PITTSBURGH (KDKA) — Your blood sugar tests may be completely normal but if the readings are at the upper end of the normal range, it could affect your brain.
“It makes sense, blood sugar, even borderline high, probably isn’t good for your brain,” says Carol Schramke, PhD, a neuropsychologist at Allegheny General Hospital.
Past studies have shown a link between brain atrophy, or shrinkage, and dementia, and type two diabetes, where blood sugar levels are clearly elevated.
“In general, the more atrophy you have, the higher the risk is that you’ll develop a condition like Alzheimer’s,” says Dr. Schramke.
To see if high normal blood sugars might affect the brain similarly, researchers in Australia looked at about 250 people in their early 60s. They had normal blood sugars to start, and had brain scans at the beginning of the study and four years later.
Even with a normal, but higher fasting blood sugar, shrinkage was noted in parts of the brain important for memory.
“Gray hair, wrinkles, that’s a normal part of aging, as is atrophy.
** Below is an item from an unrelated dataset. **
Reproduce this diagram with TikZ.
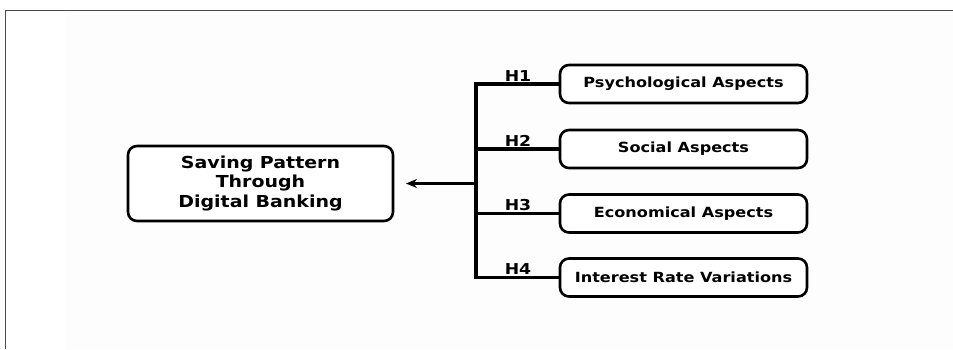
\documentclass[tikz,border=0pt]{standalone}
\usepackage{fontspec}
\setmainfont{DejaVu Sans}
\newfontfamily\widefont[FakeStretch=1.15]{DejaVu Sans}
\usetikzlibrary{arrows.meta}
\tikzset{
  box/.style={draw=black, line width=2.6pt, rounded corners=9pt, fill=white, align=center, inner sep=0pt},
  smallbox/.style={box, minimum width=247pt, minimum height=38pt, font=\widefont\bfseries\fontsize{14}{16}\selectfont},
  conn/.style={line width=3.2pt, black},
  hlab/.style={font=\widefont\bfseries\fontsize{15}{16}\selectfont, anchor=base}
}
\begin{document}
\begin{tikzpicture}[x=1pt,y=-1pt]
\useasboundingbox (0,0) rectangle (953,349);
\fill[black!0.7] (65,11) rectangle (953,349);
\draw[line width=1pt, black!70] (5,349) -- (5,10) -- (953,10);
\node[box, minimum width=265pt, minimum height=75pt, font=\widefont\bfseries\fontsize{16.5}{19.5}\selectfont] (main) at (260.5,183.5) {Saving Pattern\\Through\\Digital Banking};
\node[smallbox] (h1) at (683.5,84) {Psychological Aspects};
\node[smallbox] (h2) at (683.5,149) {Social Aspects};
\node[smallbox] (h3) at (683.5,213.5) {Economical Aspects};
\node[smallbox] (h4) at (683.5,277.5) {Interest Rate Variations};
\coordinate (top) at (476,84);
\coordinate (bot) at (476,277.5);
\coordinate (mid) at (476,183.5);
\draw[conn, line join=miter] (h1.west) -- (top) -- (bot) -- (h4.west);
\draw[conn] (h2.west) -- (h2.west -| top);
\draw[conn] (h3.west) -- (h3.west -| top);
\draw[conn, -{Stealth[length=11pt,width=9pt]}] (mid) -- (406,183.5);
\node[hlab] at (518,81) {H1};
\node[hlab] at (518,146) {H2};
\node[hlab] at (518,210.5) {H3};
\node[hlab] at (518,274.5) {H4};
\end{tikzpicture}
\end{document}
You have less tissue to spare,” explains Dr. Schranke. “Sometimes you can have a very ugly looking brain that looks like there’s a lot of atrophy, but you’re still functioning well. But in general, there is a correlation, not a perfect correlation, between how much atrophy you show and how you function.”
High blood pressure, smoking, alcohol use, and other factors were taken into account. The end analysis is that high normal blood sugar accounts for six to ten percent of the brain shrinkage.
Exercising, losing weight, and a modest diet are all things you can do to keep your brain healthy. This study suggests this may be especially important if your blood sugar is borderline high.
Dr. Schramke adds many of these studies are done in attempt to find that one single thing that will predict who will get Alzheimer’s disease, when really, it’s probably a number of things.